Among the many challenges Africa faces is hype. Global advisers, consultants, investment bankers, asset managers and others with a vested interest in getting international capital to Africa, one way or another, sold us the "Africa rising" story.
The strategy succeeded. Billions of dollars flowed in, Africa-specific investment funds mushroomed and international private equity giants rushed to secure lucrative assets on the continent. Valuations of blue-chip local companies jumped as funds competed for their attention. But the hype did not always live up to the reality. The pan-African assets fund managers sought were in short supply and local companies were not always eager to sell chunks of their companies. Local stock exchanges, despite high returns for a while, turned out to be mostly shallow and illiquid, making exits difficult. Some of the much-touted fastest-growing economies in the world turned out to have feet of clay, as the commodities downturn so harshly proved.

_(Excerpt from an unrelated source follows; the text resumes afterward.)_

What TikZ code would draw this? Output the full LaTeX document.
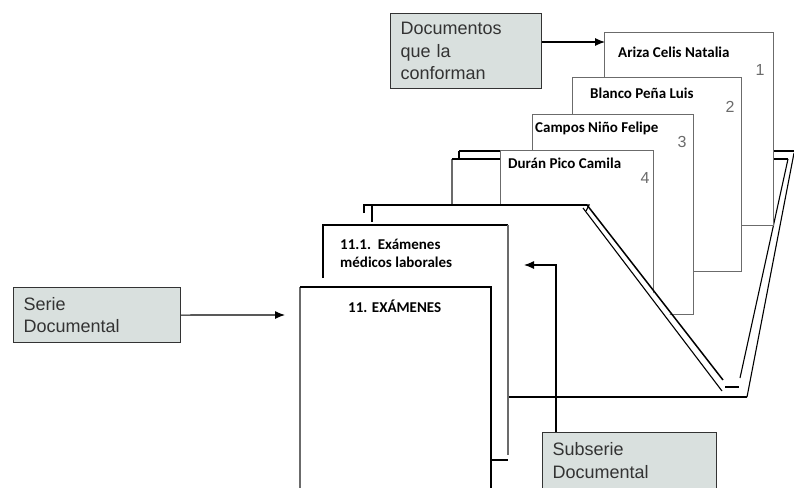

The billions of dollars earmarked for African assets often failed to find a home. In 2015, the Overseas Development Institute, an independent UK-based research group, warned of a bubble developing as too much money chased too few investments. The low-hanging fruit was quickly snapped up. In 2014, about 70% of funds went on buyouts of more than R250m. But in the past two years, the sizeable deals dwindled as investors found that out that there were few big-ticket items. In 2015, most deals were below $100m and in the first half of 2016, the total value of private equity deals was just $900m, according to the African Private Equity and Venture Capital Association.